(Exercise):
Look through the material and copy each line holding "matplotlib".

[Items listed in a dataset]
--- BEGIN ---
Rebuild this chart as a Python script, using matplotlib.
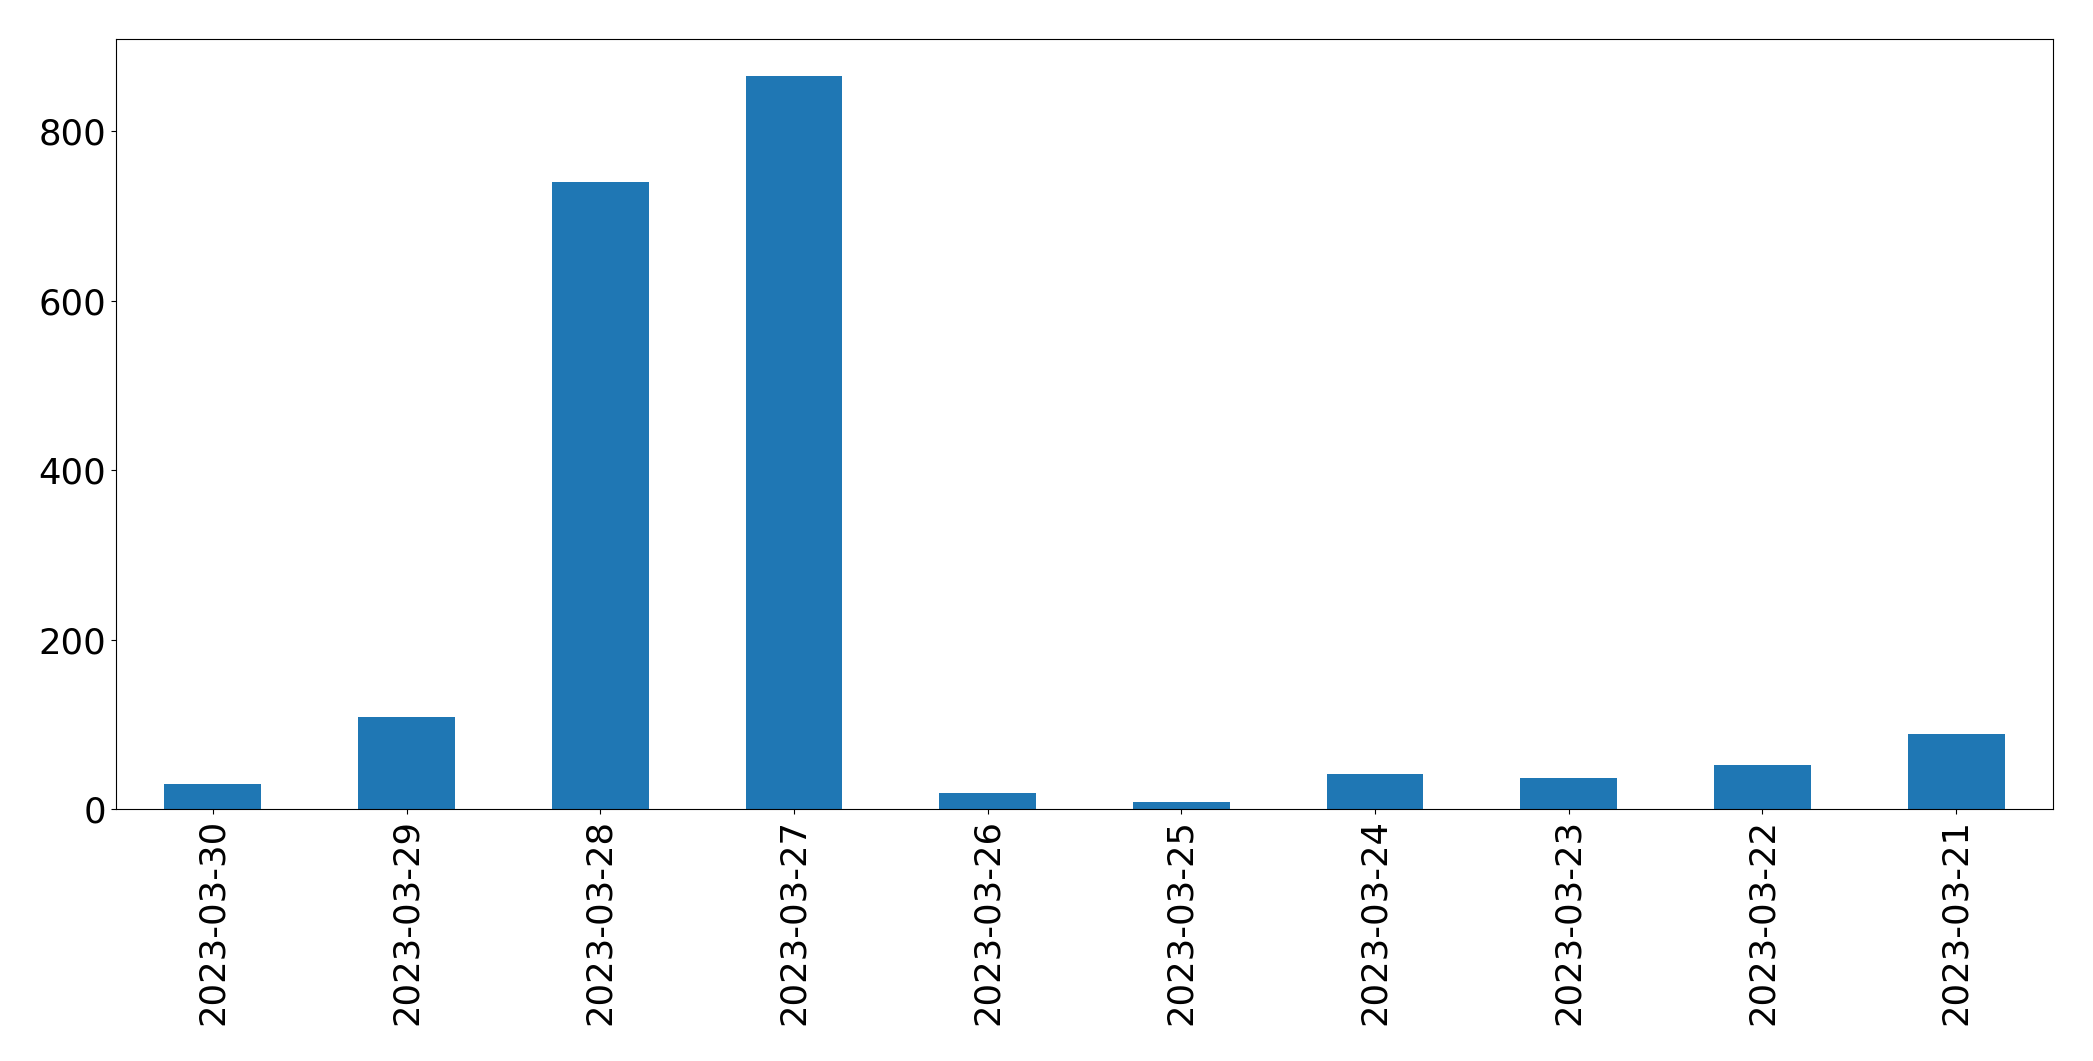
import matplotlib
matplotlib.use('Agg')
import matplotlib.pyplot as plt

# daily counts, newest first (as in the original)
dates = ['2023-03-30', '2023-03-29', '2023-03-28', '2023-03-27', '2023-03-26',
         '2023-03-25', '2023-03-24', '2023-03-23', '2023-03-22', '2023-03-21']
counts = [29, 109, 740, 865, 19, 8, 41, 37, 52, 88]

fig = plt.figure(figsize=(20.93, 10.61), dpi=100)
ax = fig.add_axes([0.0554, 0.2375, 0.9255, 0.7255])

positions = list(range(len(dates)))
ax.bar(positions, counts, width=0.5, color='#1f77b4')
ax.set_xlim(-0.5, len(dates) - 0.5)
ax.set_ylim(0, max(counts) * 1.05)

ax.set_xticks(positions)
ax.set_xticklabels(dates, rotation=90)
ax.set_yticks([0, 200, 400, 600, 800])
ax.tick_params(axis='both', labelsize=25.5)

fig.savefig('out.png', dpi=100)
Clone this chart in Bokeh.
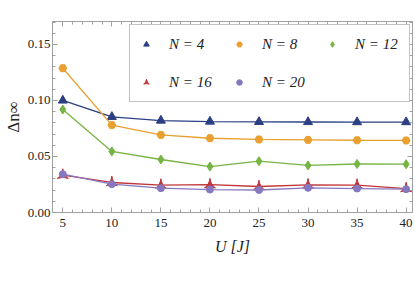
--- END ---
(Answer to the task):
Rebuild this chart as a Python script, using matplotlib.
import matplotlib
matplotlib.use('Agg')
import matplotlib.pyplot as plt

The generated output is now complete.